[Code that draws figures]
• • • • • • •

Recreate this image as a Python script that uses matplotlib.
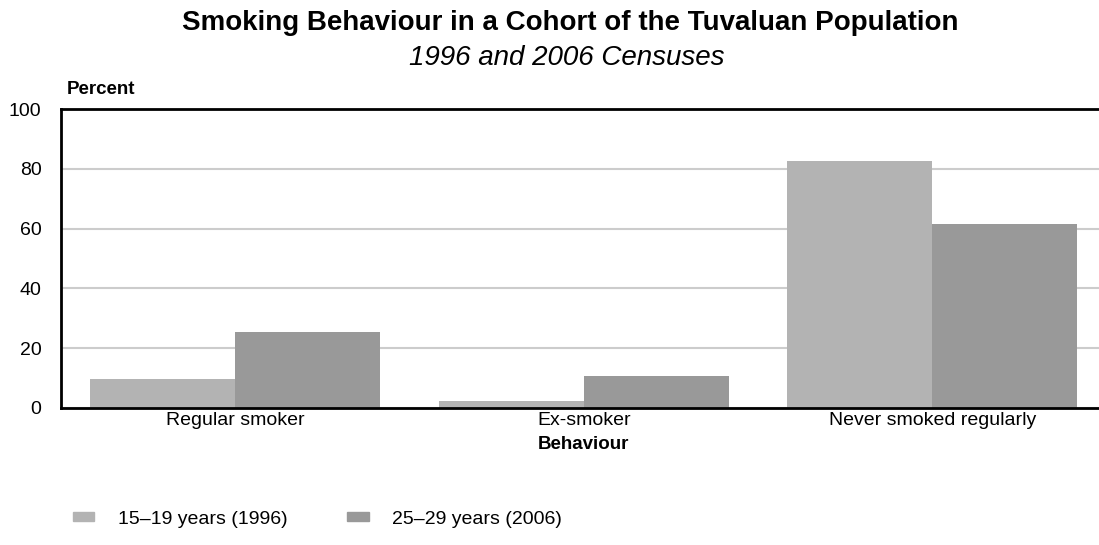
import matplotlib.pyplot as plt
import numpy as np
from matplotlib.patches import Patch

# данные
categories = ['Regular smoker', 'Ex-smoker', 'Never smoked regularly']
series_names = ['15–19 years (1996)', '25–29 years (2006)']
vals_1996 = [9.8, 2.3, 82.5]
vals_2006 = [25.5, 10.7, 61.5]
y_ticks = [0, 20, 40, 60, 80, 100]

CLR_LIGHT = '#b3b3b3'
CLR_DARK = '#999999'

plt.rcParams['font.family'] = ['Liberation Sans', 'DejaVu Sans']

fig = plt.figure(figsize=(10.99, 5.45), dpi=100)
ax = fig.add_axes([61 / 1099, 137 / 545, 1045.5 / 1099, 299 / 545])

x = np.arange(len(categories))
w = 0.416
ax.bar(x - w / 2, vals_1996, width=w, color=CLR_LIGHT, zorder=2)
ax.bar(x + w / 2, vals_2006, width=w, color=CLR_DARK, zorder=2)

ax.set_xlim(-0.5, 2.5)
ax.set_ylim(0, 100)
ax.set_yticks(y_ticks)
ax.set_yticklabels([str(v) for v in y_ticks], fontsize=14)
ax.set_xticks(x)
ax.set_xticklabels(categories, fontsize=14)
ax.tick_params(length=0)
ax.tick_params(axis='y', pad=14)
ax.tick_params(axis='x', pad=3)

ax.grid(axis='y', color='#cccccc', linewidth=1.5, zorder=0)
ax.set_axisbelow(True)
for s in ['left', 'bottom', 'top']:
    ax.spines[s].set_linewidth(2)
    ax.spines[s].set_color('black')
    ax.spines[s].set_zorder(3)
ax.spines['right'].set_visible(False)

ax.set_xlabel('Behaviour', fontsize=13.5, fontweight='bold', labelpad=5)

fig.text(570 / 1099, 1 - 23 / 545, 'Smoking Behaviour in a Cohort of the Tuvaluan Population',
         ha='center', va='center', fontsize=20, fontweight='bold')
fig.text(567 / 1099, 1 - 58 / 545, '1996 and 2006 Censuses', ha='center', va='center',
         fontsize=20, style='italic')
fig.text(67 / 1099, 1 - 90 / 545, 'Percent', ha='left', va='center',
         fontsize=13.5, fontweight='bold')

handles = [Patch(color=CLR_LIGHT), Patch(color=CLR_DARK)]
fig.legend(handles, series_names, loc='center left',
           bbox_to_anchor=(65 / 1099, 1 - 519 / 545), ncol=2, frameon=False,
           fontsize=14, handlelength=1.1, handleheight=0.4,
           handletextpad=1.2, columnspacing=3.1, borderaxespad=0)

plt.savefig('out.png', dpi=100)
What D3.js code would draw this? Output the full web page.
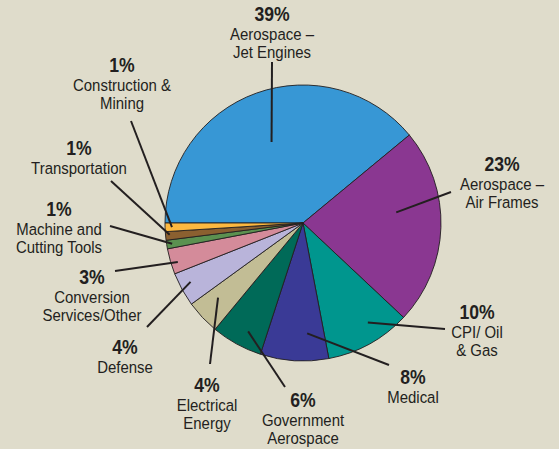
<!DOCTYPE html>
<html>
<head>
<meta charset="utf-8">
<script src="https://cdn.jsdelivr.net/npm/d3@7"></script>
<style>
  body { margin: 0; background: #dfdccb; }
  svg { display: block; }
  .pct { font-family: "Liberation Sans", Arial, sans-serif; font-weight: bold; font-size: 20px; fill: #231f20; }
  .name { font-family: "Liberation Sans", Arial, sans-serif; font-size: 17px; fill: #231f20; }
</style>
</head>
<body>
<svg width="559" height="449"></svg>
<script>
// slices, clockwise from 9 o'clock
var categories = ["Aerospace – Jet Engines", "Aerospace – Air Frames", "CPI/ Oil & Gas", "Medical",
  "Government Aerospace", "Electrical Energy", "Defense", "Conversion Services/Other",
  "Machine and Cutting Tools", "Transportation", "Construction & Mining"];
var shares = [39, 23, 10, 8, 6, 4, 4, 3, 1, 1, 1];
var labelLines = [
  ["Aerospace –", "Jet Engines"],
  ["Aerospace –", "Air Frames"],
  ["CPI/ Oil", "& Gas"],
  ["Medical"],
  ["Government", "Aerospace"],
  ["Electrical", "Energy"],
  ["Defense"],
  ["Conversion", "Services/Other"],
  ["Machine and", "Cutting Tools"],
  ["Transportation"],
  ["Construction &", "Mining"]
];
var colors = ["#3797d5", "#8a3791", "#00968e", "#3a3a96", "#006a58", "#c2bd95",
  "#b9b4da", "#d48b9a", "#5b9150", "#8b6030", "#fdb940"];

// label layout: t = position across slice, rf = radius fraction for leader start,
// lx/ly = leader end, tx/ty = label centre x / first baseline
var layout = [
  {t: 0.49, rf: 0.63, lx: 272, ly: 62,  tx: 272, ty: 21},
  {t: 0.40, rf: 0.68, lx: 451, ly: 192, tx: 502, ty: 171},
  {t: 0.38, rf: 0.86, lx: 445, ly: 329, tx: 477, ty: 319},
  {t: 0.30, rf: 0.80, lx: 389, ly: 365, tx: 413, ty: 384},
  {t: 0.41, rf: 0.88, lx: 285, ly: 387, tx: 303, ty: 407},
  {t: 0.63, rf: 0.82, lx: 210, ly: 364, tx: 207, ty: 392},
  {t: 0.58, rf: 0.92, lx: 147, ly: 327, tx: 125, ty: 354},
  {t: 0.40, rf: 0.95, lx: 115, ly: 271, tx: 92,  ty: 284},
  {t: 0.50, rf: 0.96, lx: 110, ly: 226, tx: 59,  ty: 216},
  {t: 0.60, rf: 0.97, lx: 111, ly: 181, tx: 79,  ty: 155},
  {t: 0.50, rf: 0.95, lx: 131, ly: 121, tx: 122, ty: 72}
];

var svg = d3.select("svg");
var cx = 303, cy = 223, r = 138;
var squeeze = 0.88; // condensed look

var pie = d3.pie().sort(null).value(function (d) { return d; })
  .startAngle(-Math.PI / 2).endAngle(Math.PI * 1.5);
var arcs = pie(shares);
var arc = d3.arc().innerRadius(0).outerRadius(r);

var g = svg.append("g").attr("transform", "translate(" + cx + "," + cy + ")");

g.selectAll("path")
  .data(arcs)
  .enter()
  .append("path")
  .attr("d", arc)
  .attr("fill", function (d, i) { return colors[i]; })
  .attr("stroke", "#231f20")
  .attr("stroke-width", 0.9)
  .attr("stroke-linejoin", "round");

// leader lines
svg.selectAll("line.leader")
  .data(arcs)
  .enter()
  .append("line")
  .attr("class", "leader")
  .attr("x1", function (d, i) {
    var a = d.startAngle + (d.endAngle - d.startAngle) * layout[i].t;
    return cx + Math.sin(a) * r * layout[i].rf;
  })
  .attr("y1", function (d, i) {
    var a = d.startAngle + (d.endAngle - d.startAngle) * layout[i].t;
    return cy - Math.cos(a) * r * layout[i].rf;
  })
  .attr("x2", function (d, i) { return layout[i].lx; })
  .attr("y2", function (d, i) { return layout[i].ly; })
  .attr("stroke", "#231f20")
  .attr("stroke-width", 2);

// labels
var labels = svg.selectAll("g.label")
  .data(shares)
  .enter()
  .append("g")
  .attr("class", "label")
  .attr("transform", function (d, i) {
    return "translate(" + layout[i].tx + "," + layout[i].ty + ") scale(" + squeeze + ",1)";
  });

labels.append("text")
  .attr("class", "pct")
  .attr("text-anchor", "middle")
  .text(function (d) { return d + "%"; });

labels.each(function (d, i) {
  var sel = d3.select(this);
  labelLines[i].forEach(function (line, j) {
    sel.append("text")
      .attr("class", "name")
      .attr("text-anchor", "middle")
      .attr("y", 19 + j * 18.5)
      .text(line);
  });
});
</script>
</body>
</html>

• • • • • • •

| TASK REQUIREMENTS |
Retype the whole listing exactly and leave the pictures out.

| PROBLEM SOLUTION |
Recreate this image as a Python script that uses matplotlib.
import matplotlib.pyplot as plt
import numpy as np
from matplotlib.patches import Patch

# данные
categories = ['Regular smoker', 'Ex-smoker', 'Never smoked regularly']
series_names = ['15–19 years (1996)', '25–29 years (2006)']
vals_1996 = [9.8, 2.3, 82.5]
vals_2006 = [25.5, 10.7, 61.5]
y_ticks = [0, 20, 40, 60, 80, 100]

CLR_LIGHT = '#b3b3b3'
CLR_DARK = '#999999'

plt.rcParams['font.family'] = ['Liberation Sans', 'DejaVu Sans']

fig = plt.figure(figsize=(10.99, 5.45), dpi=100)
ax = fig.add_axes([61 / 1099, 137 / 545, 1045.5 / 1099, 299 / 545])

x = np.arange(len(categories))
w = 0.416
ax.bar(x - w / 2, vals_1996, width=w, color=CLR_LIGHT, zorder=2)
ax.bar(x + w / 2, vals_2006, width=w, color=CLR_DARK, zorder=2)

ax.set_xlim(-0.5, 2.5)
ax.set_ylim(0, 100)
ax.set_yticks(y_ticks)
ax.set_yticklabels([str(v) for v in y_ticks], fontsize=14)
ax.set_xticks(x)
ax.set_xticklabels(categories, fontsize=14)
ax.tick_params(length=0)
ax.tick_params(axis='y', pad=14)
ax.tick_params(axis='x', pad=3)

ax.grid(axis='y', color='#cccccc', linewidth=1.5, zorder=0)
ax.set_axisbelow(True)
for s in ['left', 'bottom', 'top']:
    ax.spines[s].set_linewidth(2)
    ax.spines[s].set_color('black')
    ax.spines[s].set_zorder(3)
ax.spines['right'].set_visible(False)

ax.set_xlabel('Behaviour', fontsize=13.5, fontweight='bold', labelpad=5)

fig.text(570 / 1099, 1 - 23 / 545, 'Smoking Behaviour in a Cohort of the Tuvaluan Population',
         ha='center', va='center', fontsize=20, fontweight='bold')
fig.text(567 / 1099, 1 - 58 / 545, '1996 and 2006 Censuses', ha='center', va='center',
         fontsize=20, style='italic')
fig.text(67 / 1099, 1 - 90 / 545, 'Percent', ha='left', va='center',
         fontsize=13.5, fontweight='bold')

handles = [Patch(color=CLR_LIGHT), Patch(color=CLR_DARK)]
fig.legend(handles, series_names, loc='center left',
           bbox_to_anchor=(65 / 1099, 1 - 519 / 545), ncol=2, frameon=False,
           fontsize=14, handlelength=1.1, handleheight=0.4,
           handletextpad=1.2, columnspacing=3.1, borderaxespad=0)

plt.savefig('out.png', dpi=100)
What D3.js code would draw this? Output the full web page.
<!DOCTYPE html>
<html>
<head>
<meta charset="utf-8">
<script src="https://cdn.jsdelivr.net/npm/d3@7"></script>
<style>
  body { margin: 0; background: #dfdccb; }
  svg { display: block; }
  .pct { font-family: "Liberation Sans", Arial, sans-serif; font-weight: bold; font-size: 20px; fill: #231f20; }
  .name { font-family: "Liberation Sans", Arial, sans-serif; font-size: 17px; fill: #231f20; }
</style>
</head>
<body>
<svg width="559" height="449"></svg>
<script>
// slices, clockwise from 9 o'clock
var categories = ["Aerospace – Jet Engines", "Aerospace – Air Frames", "CPI/ Oil & Gas", "Medical",
  "Government Aerospace", "Electrical Energy", "Defense", "Conversion Services/Other",
  "Machine and Cutting Tools", "Transportation", "Construction & Mining"];
var shares = [39, 23, 10, 8, 6, 4, 4, 3, 1, 1, 1];
var labelLines = [
  ["Aerospace –", "Jet Engines"],
  ["Aerospace –", "Air Frames"],
  ["CPI/ Oil", "& Gas"],
  ["Medical"],
  ["Government", "Aerospace"],
  ["Electrical", "Energy"],
  ["Defense"],
  ["Conversion", "Services/Other"],
  ["Machine and", "Cutting Tools"],
  ["Transportation"],
  ["Construction &", "Mining"]
];
var colors = ["#3797d5", "#8a3791", "#00968e", "#3a3a96", "#006a58", "#c2bd95",
  "#b9b4da", "#d48b9a", "#5b9150", "#8b6030", "#fdb940"];

// label layout: t = position across slice, rf = radius fraction for leader start,
// lx/ly = leader end, tx/ty = label centre x / first baseline
var layout = [
  {t: 0.49, rf: 0.63, lx: 272, ly: 62,  tx: 272, ty: 21},
  {t: 0.40, rf: 0.68, lx: 451, ly: 192, tx: 502, ty: 171},
  {t: 0.38, rf: 0.86, lx: 445, ly: 329, tx: 477, ty: 319},
  {t: 0.30, rf: 0.80, lx: 389, ly: 365, tx: 413, ty: 384},
  {t: 0.41, rf: 0.88, lx: 285, ly: 387, tx: 303, ty: 407},
  {t: 0.63, rf: 0.82, lx: 210, ly: 364, tx: 207, ty: 392},
  {t: 0.58, rf: 0.92, lx: 147, ly: 327, tx: 125, ty: 354},
  {t: 0.40, rf: 0.95, lx: 115, ly: 271, tx: 92,  ty: 284},
  {t: 0.50, rf: 0.96, lx: 110, ly: 226, tx: 59,  ty: 216},
  {t: 0.60, rf: 0.97, lx: 111, ly: 181, tx: 79,  ty: 155},
  {t: 0.50, rf: 0.95, lx: 131, ly: 121, tx: 122, ty: 72}
];

var svg = d3.select("svg");
var cx = 303, cy = 223, r = 138;
var squeeze = 0.88; // condensed look

var pie = d3.pie().sort(null).value(function (d) { return d; })
  .startAngle(-Math.PI / 2).endAngle(Math.PI * 1.5);
var arcs = pie(shares);
var arc = d3.arc().innerRadius(0).outerRadius(r);

var g = svg.append("g").attr("transform", "translate(" + cx + "," + cy + ")");

g.selectAll("path")
  .data(arcs)
  .enter()
  .append("path")
  .attr("d", arc)
  .attr("fill", function (d, i) { return colors[i]; })
  .attr("stroke", "#231f20")
  .attr("stroke-width", 0.9)
  .attr("stroke-linejoin", "round");

// leader lines
svg.selectAll("line.leader")
  .data(arcs)
  .enter()
  .append("line")
  .attr("class", "leader")
  .attr("x1", function (d, i) {
    var a = d.startAngle + (d.endAngle - d.startAngle) * layout[i].t;
    return cx + Math.sin(a) * r * layout[i].rf;
  })
  .attr("y1", function (d, i) {
    var a = d.startAngle + (d.endAngle - d.startAngle) * layout[i].t;
    return cy - Math.cos(a) * r * layout[i].rf;
  })
  .attr("x2", function (d, i) { return layout[i].lx; })
  .attr("y2", function (d, i) { return layout[i].ly; })
  .attr("stroke", "#231f20")
  .attr("stroke-width", 2);

// labels
var labels = svg.selectAll("g.label")
  .data(shares)
  .enter()
  .append("g")
  .attr("class", "label")
  .attr("transform", function (d, i) {
    return "translate(" + layout[i].tx + "," + layout[i].ty + ") scale(" + squeeze + ",1)";
  });

labels.append("text")
  .attr("class", "pct")
  .attr("text-anchor", "middle")
  .text(function (d) { return d + "%"; });

labels.each(function (d, i) {
  var sel = d3.select(this);
  labelLines[i].forEach(function (line, j) {
    sel.append("text")
      .attr("class", "name")
      .attr("text-anchor", "middle")
      .attr("y", 19 + j * 18.5)
      .text(line);
  });
});
</script>
</body>
</html>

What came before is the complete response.